> **Material**
# # # # # # #

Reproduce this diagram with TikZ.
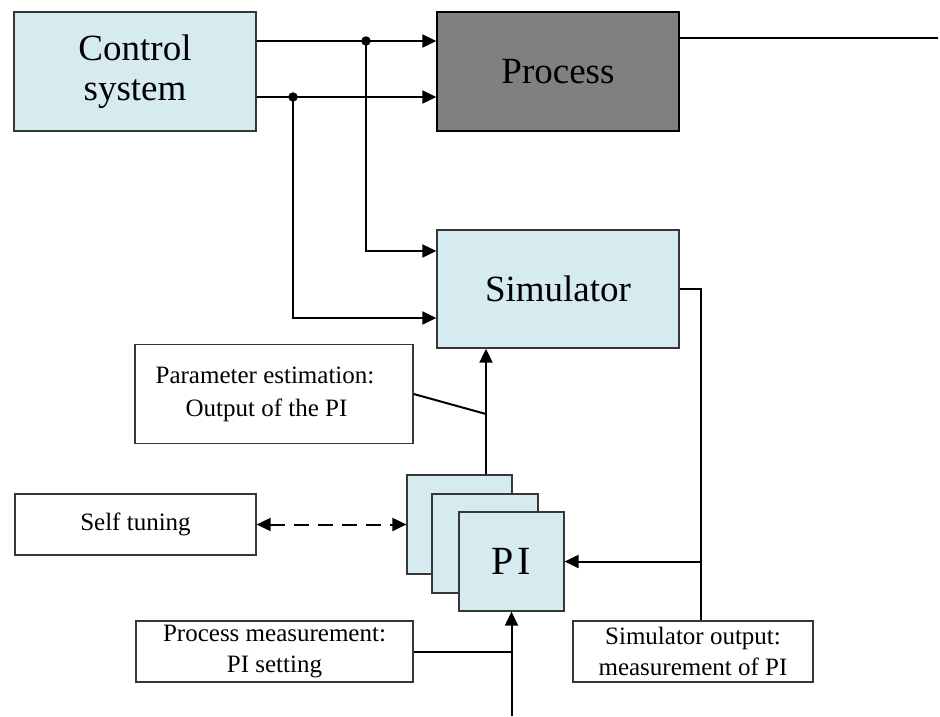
\documentclass[tikz,border=0pt]{standalone}
\usepackage{fontspec}
\setmainfont{Liberation Serif}
\usetikzlibrary{arrows.meta}
\definecolor{boxblue}{RGB}{213,235,240}
\definecolor{procgray}{RGB}{128,128,128}
\definecolor{edgegray}{RGB}{55,55,55}

\begin{document}
\begin{tikzpicture}[x=1pt,y=-1pt,
  blk/.style={draw=edgegray, line width=1.3pt, inner sep=0pt, align=center},
  big/.style={font=\fontsize{37}{40}\selectfont},
  small/.style={font=\fontsize{25}{31}\selectfont},
  wire/.style={line width=2pt, draw=black},
  tip/.style={-{Triangle[length=14pt,width=13pt]}},
  arr/.style={wire, tip},
  dot/.style={circle, fill=black, inner sep=0pt, minimum size=9.5pt}
]
\useasboundingbox (0,0) rectangle (940,716);

% main blocks
\node[blk, fill=boxblue, big, minimum width=242pt, minimum height=119pt] (ctrl) at (135,71.5) {Control\\system};
\node[blk, draw=black, fill=procgray, big, minimum width=242pt, minimum height=119pt] (proc) at (558,71.5) {Process};
\node[blk, fill=boxblue, big, minimum width=242pt, minimum height=118pt] (sim) at (558,289) {Simulator};

% stacked PI controllers, back to front
\node[blk, fill=boxblue, line width=1.2pt, minimum width=105pt, minimum height=99pt] (pi1) at (459.5,524.5) {};
\node[blk, fill=boxblue, line width=1.2pt, minimum width=106pt, minimum height=99pt] (pi2) at (485,543.5) {};
\node[blk, fill=boxblue, line width=1.2pt, minimum width=105pt, minimum height=99pt,
      font=\fontsize{40}{44}\selectfont] (pi3) at (511.5,561.5) {P\kern4pt I};

% annotation boxes
\node[blk, small, font=\fontsize{25}{33}\selectfont, align=left, minimum width=278pt, minimum height=99pt] (param) at (274,394)
  {Parameter estimation:\hspace*{18pt}\\\hspace*{30pt}Output of the PI};
\node[blk, small, minimum width=241pt, minimum height=61pt] (self) at (135.5,524.5) {Self tuning};
\node[blk, small, minimum width=277pt, minimum height=61pt] (pmeas) at (274.5,651.5) {Process measurement:\\PI setting};
\node[blk, small, minimum width=240pt, minimum height=61pt] (smeas) at (693,651.5) {Simulator output:\\measurement of PI};

% branch points
\coordinate (j1) at (366,41);
\coordinate (j2) at (293,97);
\coordinate (out) at (938,38);
\coordinate (sx) at (701,289);
\coordinate (ux) at (486,0);
\coordinate (pj) at (486,414);
\coordinate (bot) at (511.5,716);

% control signals to process and simulator
\draw[arr] (ctrl.east |- j1) -- (proc.west |- j1);
\draw[arr] (ctrl.east |- j2) -- (proc.west |- j2);
\draw[arr] (j1) |- ([yshift=38pt]sim.west);
\draw[arr] (j2) |- ([yshift=-29pt]sim.west);
\node[dot] (d1) at (j1) {};
\node[dot] (d2) at (j2) {};

% process output
\draw[wire] (proc.east |- out) -- (out);

% simulator output fed back to PI
\draw[wire] (sim.east |- sx) -- (sx) -- (sx |- smeas.north);
\draw[arr] (sx |- pi3.east) -- (pi3.east);

% PI output to simulator
\draw[arr] (pi1.north -| ux) -- (sim.south -| ux);
\draw[wire] (param.east) -- (pj);

% self tuning link
\draw[wire, dash pattern=on 15pt off 9pt, {Triangle[length=14pt,width=13pt]}-{Triangle[length=14pt,width=13pt]}] (self.east) -- (pi1.west);

% process measurement into PI
\draw[arr] (bot) -- (pi3.south);
\draw[wire] (pmeas.east) -- (pmeas.east -| pi3.south);
\end{tikzpicture}
\end{document}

# # # # # # #

> **Challenge**
Skip every picture and return the lines above from the top through the one that contains "width=242pt, minimum height=118pt]".

> **Result for this task**
Reproduce this diagram with TikZ.
\documentclass[tikz,border=0pt]{standalone}
\usepackage{fontspec}
\setmainfont{Liberation Serif}
\usetikzlibrary{arrows.meta}
\definecolor{boxblue}{RGB}{213,235,240}
\definecolor{procgray}{RGB}{128,128,128}
\definecolor{edgegray}{RGB}{55,55,55}

\begin{document}
\begin{tikzpicture}[x=1pt,y=-1pt,
  blk/.style={draw=edgegray, line width=1.3pt, inner sep=0pt, align=center},
  big/.style={font=\fontsize{37}{40}\selectfont},
  small/.style={font=\fontsize{25}{31}\selectfont},
  wire/.style={line width=2pt, draw=black},
  tip/.style={-{Triangle[length=14pt,width=13pt]}},
  arr/.style={wire, tip},
  dot/.style={circle, fill=black, inner sep=0pt, minimum size=9.5pt}
]
\useasboundingbox (0,0) rectangle (940,716);

% main blocks
\node[blk, fill=boxblue, big, minimum width=242pt, minimum height=119pt] (ctrl) at (135,71.5) {Control\\system};
\node[blk, draw=black, fill=procgray, big, minimum width=242pt, minimum height=119pt] (proc) at (558,71.5) {Process};
\node[blk, fill=boxblue, big, minimum width=242pt, minimum height=118pt] (sim) at (558,289) {Simulator};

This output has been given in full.